§ Exercise requirements
Each line from the one containing "Clone this diagram in TikZ." through the end of the listing below must be copied exactly; pictures are excluded.

§ Dataset entries
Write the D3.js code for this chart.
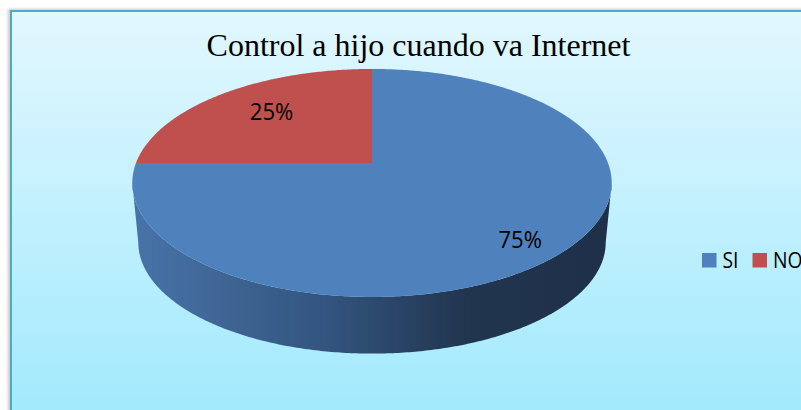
<!DOCTYPE html>
<html>
<head>
<meta charset="utf-8">
<script src="https://cdn.jsdelivr.net/npm/d3@7"></script>
<style>
  body { margin: 0; background: #fff; }
</style>
</head>
<body>
<div id="chart"></div>
<script>
// data
const categories = ["SI", "NO"];
const values = [75, 25];
const colors = ["#4f81bd", "#c0504d"];
const title = "Control a hijo cuando va Internet";

const width = 801;
const height = 410;

// 3d pie "camera": centre, radii, perspective and depth
const cx = 372, cy = 163;
const A = 236, B = 110.5, p = 0.175;
const depth = 60, shrink = 0.975;
const labelRadius = {SI: 0.8, NO: 0.65};
const labelStretch = 1.1;

const svg = d3.select("#chart").append("svg")
    .attr("width", width)
    .attr("height", height);

const defs = svg.append("defs");

// background gradient
const bg = defs.append("linearGradient")
    .attr("id", "bg").attr("x1", 0).attr("y1", 0).attr("x2", 0).attr("y2", 1);
bg.append("stop").attr("offset", 0).attr("stop-color", "#e2f7fe");
bg.append("stop").attr("offset", 1).attr("stop-color", "#9fe9fd");

// side gradient (left lighter, right dark)
const side = defs.append("linearGradient")
    .attr("id", "side").attr("gradientUnits", "userSpaceOnUse")
    .attr("x1", cx - A).attr("x2", cx + A).attr("y1", 0).attr("y2", 0);
side.append("stop").attr("offset", 0).attr("stop-color", "#4873a8");
side.append("stop").attr("offset", 0.4).attr("stop-color", "#33557f");
side.append("stop").attr("offset", 0.7).attr("stop-color", "#21354f");
side.append("stop").attr("offset", 1).attr("stop-color", "#1f3049");

const shadow = defs.append("filter").attr("id", "shadow")
    .attr("x", "-5%").attr("y", "-5%").attr("width", "110%").attr("height", "110%");
shadow.append("feGaussianBlur").attr("stdDeviation", 1.5);

// chart area frame
svg.append("rect")
    .attr("x", 8).attr("y", 9).attr("width", 820).attr("height", 420)
    .attr("fill", "#c8c8c8").attr("filter", "url(#shadow)");
svg.append("rect")
    .attr("x", 11).attr("y", 11).attr("width", 820).attr("height", 420)
    .attr("fill", "url(#bg)")
    .attr("stroke", "#4bacc6").attr("stroke-width", 2);

// title
svg.append("text")
    .attr("x", 418.5).attr("y", 56)
    .attr("text-anchor", "middle")
    .attr("font-family", "'Liberation Serif', 'Times New Roman', serif")
    .attr("font-size", 32)
    .attr("fill", "#000")
    .text(title);

// projection of a pie angle (d3 convention) at radius r onto top (0) or bottom (1) face
function proj(a, r, level) {
  const X = Math.sin(a) * r, Z = -Math.cos(a) * r;
  const s = level ? shrink : 1;
  const w = 1 - p * Z;
  return [cx + s * A * X / w, cy + (level ? depth : 0) + s * B * Z / w];
}

function arcPoints(a0, a1, level) {
  const n = Math.max(2, Math.ceil(Math.abs(a1 - a0) / 0.01));
  return d3.range(n + 1).map(i => proj(a0 + (a1 - a0) * i / n, 1, level));
}

const pie = d3.pie().sort(null).value(d => d)
    .startAngle(0).endAngle(2 * Math.PI);
const arcs = pie(values);

// side wall (visible front part)
const aR = Math.acos(-p), aL = 2 * Math.PI - Math.acos(-p);
const sidePts = arcPoints(aR, aL, 0).concat(arcPoints(aL, aR, 1));
svg.append("path")
    .attr("d", d3.line()(sidePts) + "Z")
    .attr("fill", "url(#side)");

// top face slices
svg.selectAll("path.slice")
    .data(arcs)
    .join("path")
    .attr("class", "slice")
    .attr("d", d => d3.line()([[cx, cy]].concat(arcPoints(d.startAngle, d.endAngle, 0))) + "Z")
    .attr("fill", (d, i) => colors[i]);

// data labels
const labelFont = "'Open Sans', sans-serif";
svg.selectAll("text.lbl")
    .data(arcs)
    .join("text")
    .attr("class", "lbl")
    .attr("transform", (d, i) => {
      const pt = proj((d.startAngle + d.endAngle) / 2, labelRadius[categories[i]], 0);
      return `translate(${pt[0]},${cy + (pt[1] - cy) * labelStretch}) scale(0.92,1)`;
    })
    .attr("dy", "0.36em")
    .attr("text-anchor", "middle")
    .attr("font-family", labelFont)
    .attr("font-size", 24)
    .attr("fill", "#000")
    .text(d => d3.format(".0%")(d.value / d3.sum(values)));

// legend
const legend = svg.append("g").attr("transform", "translate(702,253)");
const lx = d3.scaleOrdinal().domain(categories).range([0, 50.5]);
categories.forEach((c, i) => {
  const g = legend.append("g").attr("transform", `translate(${lx(c)},0)`);
  g.append("rect").attr("width", 14.5).attr("height", 14.5).attr("fill", colors[i]);
  g.append("text")
      .attr("transform", "translate(20.5,14.5) scale(0.92,1)")
      .attr("font-family", labelFont)
      .attr("font-size", 21)
      .attr("fill", "#000")
      .text(c);
});
</script>
</body>
</html>
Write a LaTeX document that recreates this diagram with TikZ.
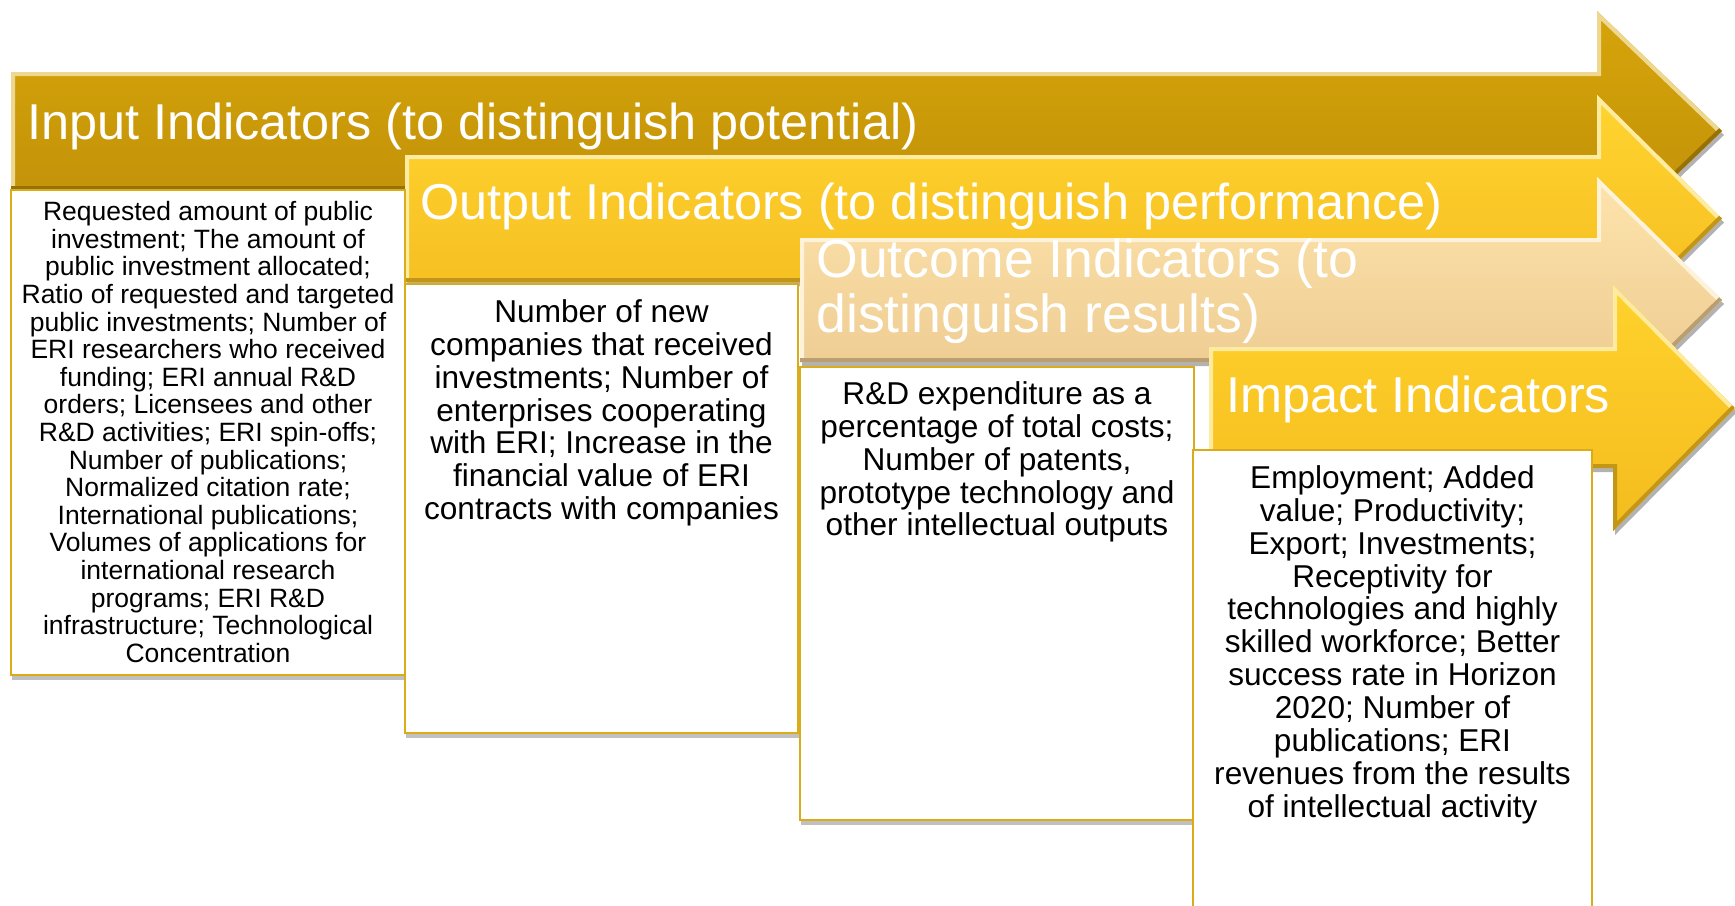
\documentclass[tikz,border=0pt]{standalone}
\usepackage{fontspec}
\setmainfont{Liberation Sans}
\usetikzlibrary{shadows}

\definecolor{inTop}{RGB}{214,165,10}
\definecolor{inBot}{RGB}{190,141,8}
\definecolor{outTop}{RGB}{255,212,48}
\definecolor{outBot}{RGB}{243,186,30}
\definecolor{ocTop}{RGB}{253,228,172}
\definecolor{ocBot}{RGB}{234,198,140}
\definecolor{impTop}{RGB}{255,210,44}
\definecolor{impBot}{RGB}{244,188,30}
\definecolor{cardGold}{RGB}{218,172,26}

\begin{document}
\begin{tikzpicture}[x=0.5pt, y=-0.5pt,
    bevel/.style={line width=4pt, line join=miter},
    arrowshadow/.style={drop shadow={shadow xshift=1pt, shadow yshift=-2pt, opacity=0.3, fill=black}},
    card/.style={fill=white, draw=cardGold, line width=1.4pt,
      drop shadow={shadow xshift=0.5pt, shadow yshift=-2.5pt, opacity=0.35, fill=black!70}},
    title/.style={text=white, inner sep=0pt, font=\fontsize{25.2}{26.65}\selectfont},
    smalltxt/.style={inner sep=0pt, align=center, font=\fontsize{13.25}{13.8}\selectfont},
    bigtxt/.style={inner sep=0pt, align=center, font=\fontsize{15.8}{16.45}\selectfont}]
  % 1 unit = 1 px, y downwards
  \useasboundingbox (0,0) rectangle (1735,905);
  \clip (0,0) rectangle (1735,905);
  \fill[white] (0,0) rectangle (1735,905);

  % arrows: body xl..xh / yt..yb, head htop..hbot up to tip xt
  \foreach \xl/\yt/\yb/\xh/\htop/\hbot/\xt/\ctop/\cbot in {
      11/72/190/1597/11/251/1722/inTop/inBot,
      405/155/282/1597/95/342/1722/outTop/outBot,
      800/238/362/1597/177/423/1722/ocTop/ocBot,
      1209/347/468/1613/285/531/1735/impTop/impBot}{
    \pgfmathsetmacro{\yc}{(\htop+\hbot)/2}
    \path[arrowshadow, top color=\ctop, bottom color=\cbot]
      (\xl,\yt) -- (\xh,\yt) -- (\xh,\htop) -- (\xt,\yc) -- (\xh,\hbot) -- (\xh,\yb) -- (\xl,\yb) -- cycle;
    \begin{scope}
      \clip (\xl,\yt) -- (\xh,\yt) -- (\xh,\htop) -- (\xt,\yc) -- (\xh,\hbot) -- (\xh,\yb) -- (\xl,\yb) -- cycle;
      \draw[bevel, draw=\ctop!45!white] (\xl,\yb) -- (\xl,\yt) -- (\xh,\yt) -- (\xh,\htop) -- (\xt,\yc);
      \draw[bevel, draw=\cbot!80!black] (\xt,\yc) -- (\xh,\hbot) -- (\xh,\yb) -- (\xl,\yb);
    \end{scope}
  }

  % white cards under each arrow
  \foreach \xa/\ya/\xb/\yb in {11/190/405/675, 405/284/798/733, 800/367/1194/820, 1193/450/1592/930}
    \path[card] (\xa,\ya) rectangle (\xb,\yb);

  % titles
  \node[title, anchor=base west] (inTitle) at (27,139) {Input Indicators (to distinguish potential)};
  \node[title, anchor=base west] (outTitle) at (420,219) {Output Indicators (to distinguish performance)};
  \node[title, anchor=north west, align=left, font=\fontsize{26.8}{27.6}\selectfont]
    (ocTitle) at (816,238) {Outcome Indicators (to\\distinguish results)};
  \node[title, anchor=base west] (impTitle) at (1226,412) {Impact Indicators};

  % card texts
  \node[smalltxt, anchor=north] (inText) at (208,201) {Requested amount of public\\
    investment; The amount of\\ public investment allocated;\\
    Ratio of requested and targeted\\ public investments; Number of\\
    ERI researchers who received\\ funding; ERI annual R\&D\\
    orders; Licensees and other\\ R\&D activities; ERI spin-offs;\\
    Number of publications;\\ Normalized citation rate;\\
    International publications;\\ Volumes of applications for\\
    international research\\ programs; ERI R\&D\\
    infrastructure; Technological\\ Concentration};
  \node[bigtxt, anchor=north] (outText) at (601.5,299) {Number of new\\
    companies that received\\ investments; Number of\\
    enterprises cooperating\\ with ERI; Increase in the\\
    financial value of ERI\\ contracts with companies};
  \node[bigtxt, anchor=north] (ocText) at (997,381) {R\&D expenditure as a\\
    percentage of total costs;\\ Number of patents,\\
    prototype technology and\\ other intellectual outputs};
  \node[bigtxt, anchor=north] (impText) at (1392.5,465) {Employment; Added\\
    value; Productivity;\\ Export; Investments;\\ Receptivity for\\
    technologies and highly\\ skilled workforce; Better\\
    success rate in Horizon\\ 2020; Number of\\ publications; ERI\\
    revenues from the results\\ of intellectual activity};
\end{tikzpicture}
\end{document}
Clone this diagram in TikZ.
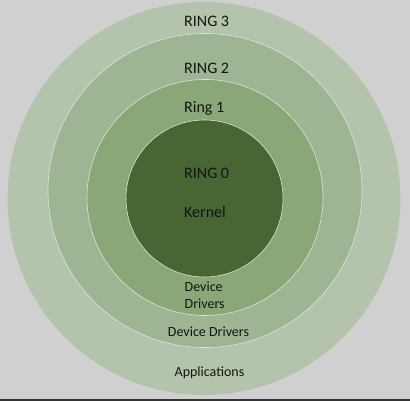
\documentclass[tikz,border=0pt]{standalone}
\usepackage{fontspec}
\setmainfont{Carlito}
\usetikzlibrary{calc}

\definecolor{bg}{HTML}{D0D0D0}
\definecolor{ringthree}{HTML}{B4C4AC}
\definecolor{ringtwo}{HTML}{9FB493}
\definecolor{ringone}{HTML}{89A777}
\definecolor{ringzero}{HTML}{476633}

\begin{document}
\begin{tikzpicture}[x=1pt,y=-1pt]
  \tikzset{ring/.style={draw=white!55!ringthree,line width=0.6pt},
           lbl/.style={font=\fontsize{16}{19}\selectfont,text=black!92,inner sep=0pt,anchor=base west},
           sublbl/.style={lbl,font=\fontsize{14}{17}\selectfont,anchor=base}};
  \useasboundingbox (0,0) rectangle (410,401);
  \fill[bg] (0,0) rectangle (410,401);
  \fill[black!80] (0,399) rectangle (410,401);
  \coordinate (C3) at (204,198.5);
  \coordinate (C2) at (205,190.5);
  \coordinate (C1) at (205,197.5);
  \coordinate (C0) at (204.5,198.5);
  \fill[ringthree] (C3) circle (196.5pt);
  \fill[ringtwo,ring] (C2) circle (157pt);
  \fill[ringone,ring] (C1) circle (118pt);
  \fill[ringzero,ring] (C0) circle (78.5pt);
  \node[lbl] (r3) at (184,26.7) {RING 3};
  \node[lbl] (r2) at (184,74) {RING 2};
  \node[lbl] (r1) at (184,112.3) {Ring 1};
  \node[lbl] (r0) at (184,178.3) {RING 0};
  \node[lbl] (kern) at (184,217.3) {Kernel};
  \node[lbl,font=\fontsize{14}{17}\selectfont] (dev) at (184.5,291.7) {Device};
  \node[lbl,font=\fontsize{14}{17}\selectfont] (drv) at (184.5,308.3) {Drivers};
  \node[sublbl] (dd) at (208.5,336.7) {Device Drivers};
  \node[sublbl] (app) at (209.5,376) {Applications};
\end{tikzpicture}
\end{document}
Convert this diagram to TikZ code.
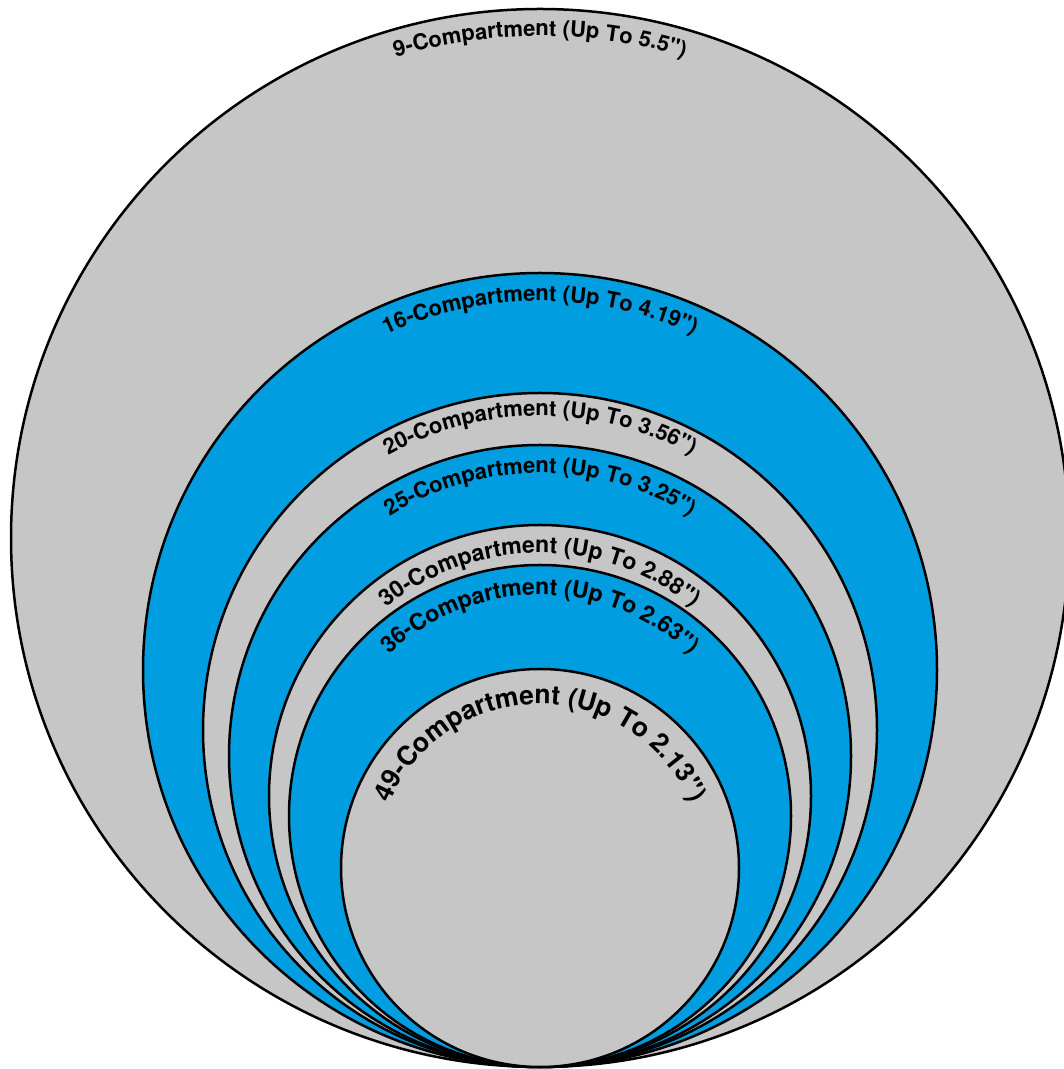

§ Solution to the problem
Clone this diagram in TikZ.
\documentclass[tikz,border=0pt]{standalone}
\usepackage{fontspec}
\setmainfont{Carlito}
\usetikzlibrary{calc}

\definecolor{bg}{HTML}{D0D0D0}
\definecolor{ringthree}{HTML}{B4C4AC}
\definecolor{ringtwo}{HTML}{9FB493}
\definecolor{ringone}{HTML}{89A777}
\definecolor{ringzero}{HTML}{476633}

\begin{document}
\begin{tikzpicture}[x=1pt,y=-1pt]
  \tikzset{ring/.style={draw=white!55!ringthree,line width=0.6pt},
           lbl/.style={font=\fontsize{16}{19}\selectfont,text=black!92,inner sep=0pt,anchor=base west},
           sublbl/.style={lbl,font=\fontsize{14}{17}\selectfont,anchor=base}};
  \useasboundingbox (0,0) rectangle (410,401);
  \fill[bg] (0,0) rectangle (410,401);
  \fill[black!80] (0,399) rectangle (410,401);
  \coordinate (C3) at (204,198.5);
  \coordinate (C2) at (205,190.5);
  \coordinate (C1) at (205,197.5);
  \coordinate (C0) at (204.5,198.5);
  \fill[ringthree] (C3) circle (196.5pt);
  \fill[ringtwo,ring] (C2) circle (157pt);
  \fill[ringone,ring] (C1) circle (118pt);
  \fill[ringzero,ring] (C0) circle (78.5pt);
  \node[lbl] (r3) at (184,26.7) {RING 3};
  \node[lbl] (r2) at (184,74) {RING 2};
  \node[lbl] (r1) at (184,112.3) {Ring 1};
  \node[lbl] (r0) at (184,178.3) {RING 0};
  \node[lbl] (kern) at (184,217.3) {Kernel};
  \node[lbl,font=\fontsize{14}{17}\selectfont] (dev) at (184.5,291.7) {Device};
  \node[lbl,font=\fontsize{14}{17}\selectfont] (drv) at (184.5,308.3) {Drivers};
  \node[sublbl] (dd) at (208.5,336.7) {Device Drivers};
  \node[sublbl] (app) at (209.5,376) {Applications};
\end{tikzpicture}
\end{document}
Convert this diagram to TikZ code.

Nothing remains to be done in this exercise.